Godwin Khosa
Academics, unions, teachers and NGOs agreed that vast amounts of information existed in disparate systems, covering best practice, intervention outcomes and education challenges. However, only through collaboration and sharing of this data could real progress be made.
Godwin Khosa, chief executive of the National Education Collaboration Trust (NECT), said not every intervention could be systemic, but that stakeholders had to appreciate the inter-dependence of systemic sub-systems in intervention planning and implementation. “The challenge is that we live in two worlds — the government world and the non-government world,” he said. “We need to break through the glass wall and share our learnings and experience to the benefit of pupils.”
Bridge’s chief executive, Barbara Dale-Jones, said: “We need multi-stakeholder engagement and alignment, but this takes time. The sector needs to commit to collaboration to increase the scope and reach of interventions, minimise cost and limit the duplication of interventions. We also need to commit to rigorous evaluation of interventions.”
She said one problem in education is that effective use is not always made of the data sets available in the education sector. “As a sector, we need to share working practices — what worked and what didn’t. We must build our ability to work collaboratively and work in partnership, build a shared understanding of the problem, mobilise resources that match the scale of the challenges, work together to test a range of possible solutions, create feedback loops and systems for sharing and commit to learning from experience.”
Edward Mosuwe, deputy director general of curriculum management and delivery at the Gauteng department of education, said that much of the information needed to get to the root causes of the problems and address them probably already exists in various data bases. “We need to mine our data sets correctly. We have a great deal of data indicating what works — we need to use it,” he said. “We must use all this knowledge we have at a micro scale, and go to scale with interventions.”
South African Democratic Teachers’ Union deputy president Mabutho Cele said the teachers’ union was keen to collaborate with all stakeholders: “As a union, we feel we should be seen as partners, not enemies in education.”
Parents too, have a role to play, said Professor Mellony Graven, numeracy chair at Rhodes University. “Parents are an untapped resource. They want to help their children, particularly in the early grades,” she said.

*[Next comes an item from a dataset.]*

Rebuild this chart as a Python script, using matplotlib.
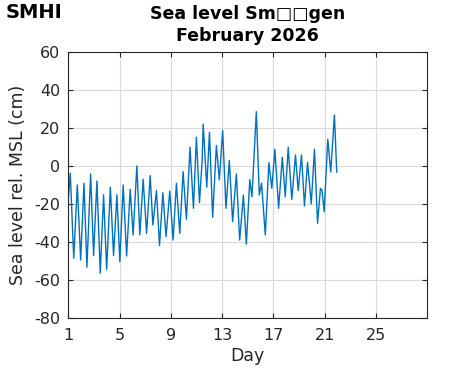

Skills transfer to teachers and between teachers, as well as to parents to help them to support their children’s learning were important, agreed delegates. And action had to be taken as a matter of urgency, they said.
Khosa said building professional development in to the school timetable could ensure that sufficient time was allocated for ongoing teacher development, and said the fundamental resources had to be put in place to support improved maths teaching.
Graven called for “systemic teacher support to focus on enabling recovery, as well as the creation of spaces for recovery.” She pointed out that the systemic focus tended to be more on form than function, with teacher preparation files and the neatness of pupil books getting greater attention than outcomes. “Sometimes the systemic focus results in teachers spending more time addressing issues like neatness, than on teaching and remediation,” she said. “I see no evidence that teachers aren’t committed. They care deeply, and often give up their Saturdays to teach pupils.
“Education should not be delivered and received,” she said, “Pupils should be given more opportunities to actually learn. We need to develop more active, engaging pupil dispositions.”
Graven said opportunities to improve maths performance included enabling dialogue and partnerships for teachers within professional learning communities. Progressively tailored homework drives and after-school spaces free from curriculum demands, where children could work at their own pace, would also help to facilitate learning, she said. Noting that many children did not have home environments conducive to learning, she said: “We think schools close too early. We would like to see these spaces kept open after formal school hours for reading and maths clubs and remediation work. This would allow pupils to grow outside of school hours.”
One delegate noted at the end of the day: “For us working out there, the realities are heartbreaking. Kids are opting out because they can’t engage with the content. Those who missed out on content in the earlier grades can’t hope to catch up; there are huge knowledge gaps among our kids. Teachers are now battling to help children in grade eight who have grade four level knowledge. Teachers need support, not criticism.”